ASEAN berdiri pada tanggal 8 Agustus 1967 dengan cita-cita dan tujuan awal menjalin kerjasama dan meningkatkan hubungan ekonomi antar negara anggotanya. Pada awalnya organisasi ini beranggotakan 5 negara, yaitu Indonesia, Malaysia, Thailand, Filipina, dan Singgapura. Prinsip-prinsip ASEAN Treaty of Amity and Coorporation (TAC) dilahirkan melalui konferensi pertama ASEAN pada 24 Februari 1976 yaitu; pertama, saling menghargai kemerdekaan, kedaulatan, keadilan, persatuan teritorial, identitas nasional dari semua bangsa dan negara; kedua, semua negara anggota berhak untuk mendapatkan kebebasan dari campur tangan luar; ketiga, non-intervensi dalam hubungan internal. Penyelesaian masalah harus diselesaikan secara damai, menolak cara kekerasan dan pemaksaan, memiliki kerjasama yang efektif.
Adanya prinsip tidak mencampuri urusan politik negara lain serta selalu mendukung pemerintahan negara anggota yang terpilih secara konstitusional memberi kontribusi yang amat berarti bagi terciptanya stabilitas di kawasan tersebut. Keberhasilan ini menimbulkan apresiasi positif dari negara Asia Tenggara lain yang belum menjadi anggota maupun dari komunitas internasional. Dengan alasan inilah negara lain yang belum menjadi anggota tertarik dan mengajukan diri untuk menjadi anggota aktif dalam organisasi tersebut. Brunei Darussalam menjadi anggota keenam dan kemudian disusul oleh Vietnam, Kamboja, Laos, serta Myanmar.

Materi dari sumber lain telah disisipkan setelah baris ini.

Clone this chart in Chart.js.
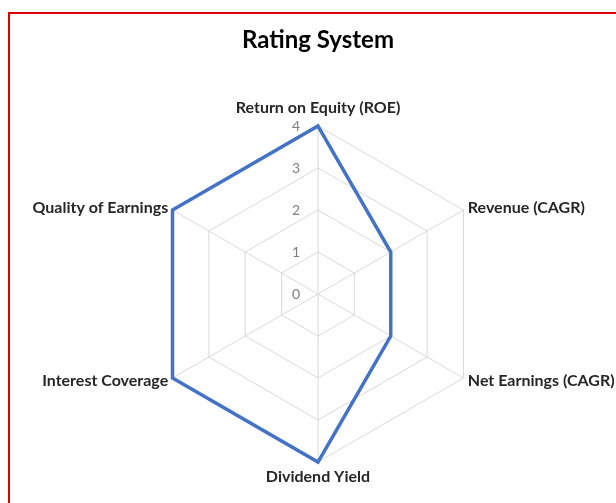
<!DOCTYPE html>
<html>
<head>
<meta charset="utf-8">
<script src="https://cdn.jsdelivr.net/npm/chart.js@4"></script>
<style>
  html, body { margin: 0; padding: 0; background: #fff; overflow: hidden; }
  #frame { position: absolute; left: 8px; top: 12px; width: 640px; height: 520px; border-left: 2px solid #e00000; border-top: 2px solid #e00000; }
  #wrap { position: absolute; left: 0; top: 0; width: 616px; height: 503px; }
</style>
</head>
<body>
<div id="frame"></div>
<div id="wrap"><canvas id="radar"></canvas></div>
<script>
const categories = ['Return on Equity (ROE)', 'Revenue (CAGR)', 'Net Earnings (CAGR)', 'Dividend Yield', 'Interest Coverage', 'Quality of Earnings'];
const ratings = [4, 2, 2, 4, 4, 4];
const tickValues = [0, 1, 2, 3, 4];

// Excel-style labels: ticks left of the vertical axis, category names
// vertically centred on the spokes at the sides
const labelPlugin = {
    id: 'excelLabels',
    afterDatasetsDraw(chart) {
        const scale = chart.scales.r;
        const ctx = chart.ctx;
        ctx.save();
        ctx.textBaseline = 'middle';

        ctx.font = '14px Lato';
        ctx.fillStyle = '#7f7f7f';
        ctx.textAlign = 'center';
        tickValues.forEach(v => {
            const d = scale.getDistanceFromCenterForValue(v);
            ctx.fillText(String(v), scale.xCenter - 22, scale.yCenter - d);
        });

        ctx.font = 'bold 16px Lato';
        ctx.fillStyle = '#262626';
        categories.forEach((name, i) => {
            let gap = 5;
            if (i === 0) gap = 18;
            else if (i === categories.length / 2) gap = 15;
            const p = scale.getPointPosition(i, scale.drawingArea + gap);
            if (Math.abs(p.x - scale.xCenter) < 1) ctx.textAlign = 'center';
            else ctx.textAlign = p.x > scale.xCenter ? 'left' : 'right';
            ctx.fillText(name, p.x, p.y);
        });
        ctx.restore();
    }
};

new Chart(document.getElementById('radar'), {
    type: 'radar',
    data: {
        labels: categories,
        datasets: [{
            label: 'Rating',
            data: ratings,
            borderColor: '#4472C4',
            borderWidth: 3.5,
            backgroundColor: 'rgba(0,0,0,0)',
            fill: false,
            pointRadius: 0,
            tension: 0
        }]
    },
    options: {
        responsive: true,
        maintainAspectRatio: false,
        animation: false,
        layout: { padding: { left: 22, right: 2, top: 0, bottom: 41 } },
        plugins: {
            legend: { display: false },
            tooltip: { enabled: false },
            title: {
                display: true,
                text: 'Rating System',
                color: '#000',
                font: { family: 'Lato', size: 24, weight: 'bold' },
                padding: { top: 26, bottom: 71.2 }
            }
        },
        scales: {
            r: {
                min: 0,
                max: 4,
                ticks: { stepSize: 1, display: false },
                grid: { color: '#d9d9d9', lineWidth: 1 },
                angleLines: { color: '#d9d9d9', lineWidth: 1 },
                pointLabels: { display: false }
            }
        }
    },
    plugins: [labelPlugin]
});
</script>
</body>
</html>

Prinsip non-intervensi ASEAN merupakan salah satu masalah yang perlu ditinjau kembali pada masa sekarang, karena prinsip tersebut sudah dianggap tidak relevan lagi. Prinsip ini tidak boleh diterapkan secara kaku, hendaknya ada upaya danpartisipasi aktif dari negara lain untuk membantu mengatasi masalah internal tetangganya. Dalam perjalanan ASEAN selama ini ada kesan negara anggotanya diharuskan menyelesaikan sendiri problem internalnya tanpa ada intervensi dari negara lain. Prinsip non-intervensi ini masih layak untuk dipertahankan namun dalam implementasi teknisnya perlu mendapat beberapa perbaikan. Disadari atau tidak, dalam era keterbukaan sekarang ini, masalah yang melanda suatu negara akan berdampak terhadap negara lain, apalagi negara tetangga yang berada di satu kawasan.
Prinsip non-intervensi ini memang sedang menghadapi tantangan. ASEAN menggunakan prinsip non-intervensi untuk menghormati norma Westphalia (Traktat 1684 yang menghormati kedaulatan negara dan mengharamkan campur tangan terhadap urusan dalam negeri). Mereka bersedia meninjau kembali prinsip ini hanya bila terjadi kegiatan pelanggaran luar biasa terhadap kemanusiaan, seperti genocide. Perdebatan di ASEAN dan resolusinya, kendati masih menunjukan fundamentalisme Westphalian telah memunculakan perhatian pengakuan bahwa masalah hubungan penguasa dan rakyat suatu negara tak mungkin lagi ditutup-tutupi dari sorotan mata masyarakat internasional. Maka prinsip dan nilai yang kaku perlu di modifikasi agar bisa menghadapi tekanan dari dalam dan tuntutan dari luar.